The Dialog service does not itself perform these tasks but relies on other services to carry them out.

The Mix platform offers a set of Conversational AI services to handle these tasks:

  • NLUaaS: For natural language understanding
  • ASRaaS: For speech recognition
  • TTSaaS: For generating text-to-speech

Your client application can handle these tasks either with the Mix services, or by using third party services.

Server-side orchestration

Dialog service offers the possibility of special integration when using Mix services. Properly formatted requests sent to DLGaaS will automatically trigger calls to other Mix services. Rather than needing to separately call the other Mix services, Dialog can orchestrate with the other Mix services when requested, behind the scenes as follows. The Dialog service:

  1. Prepares and forwards a request to the specific Mix service
  2. Receives the response from the Mix service
  3. Prepares and forwards this response to the client application bundled as part of the standard DLGaaS response to the initial DLGaaS request

For orchestrated ASRaaS and TTSaaS requests, the DLGaaS service supports streaming of the audio input/output in both directions.

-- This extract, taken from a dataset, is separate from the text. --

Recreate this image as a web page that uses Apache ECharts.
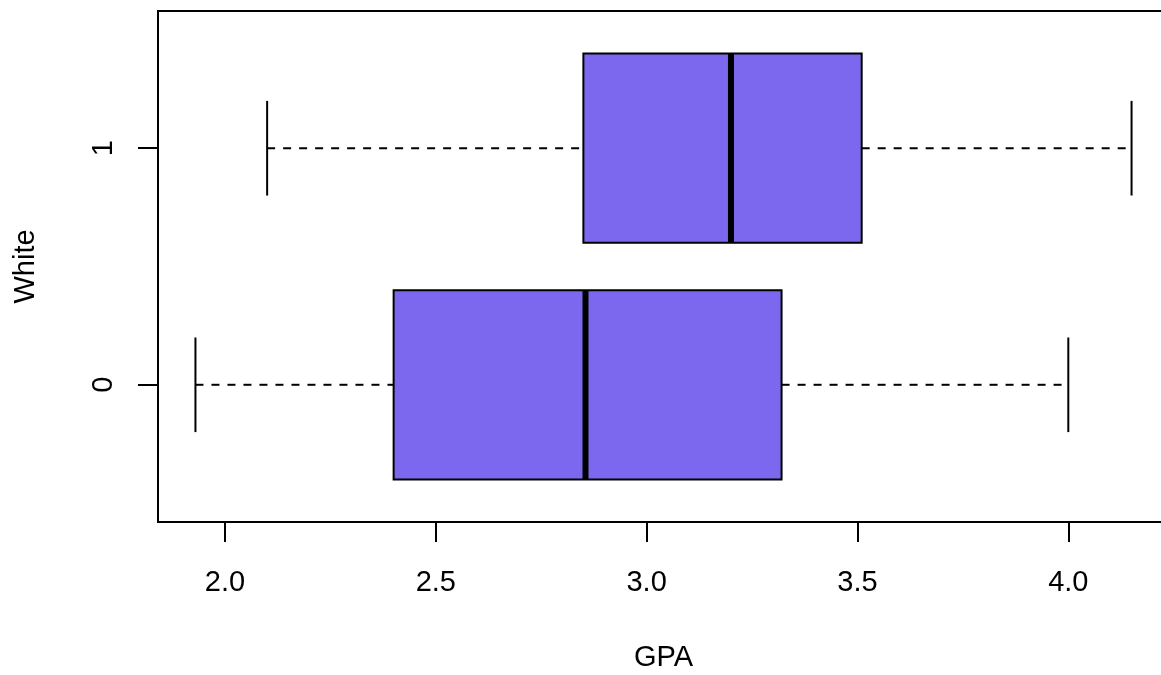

For more details about how to format inputs to trigger orchestration with Mix services, see Client app development.

Client-side orchestration

Alternatively, you can orchestrate outside Dialog with the other Mix services or even with third party tools rather than leaving it to Dialog.

The Dialog API returns resources and resource references for NLU, ASR, TTS, and NR (Nuance Recognizer) as part of QAAction messages in execute response payloads. These resources can be called upon in orchestration to tune the performance of the other Mix services.

For more details, see Resources for external orchestration.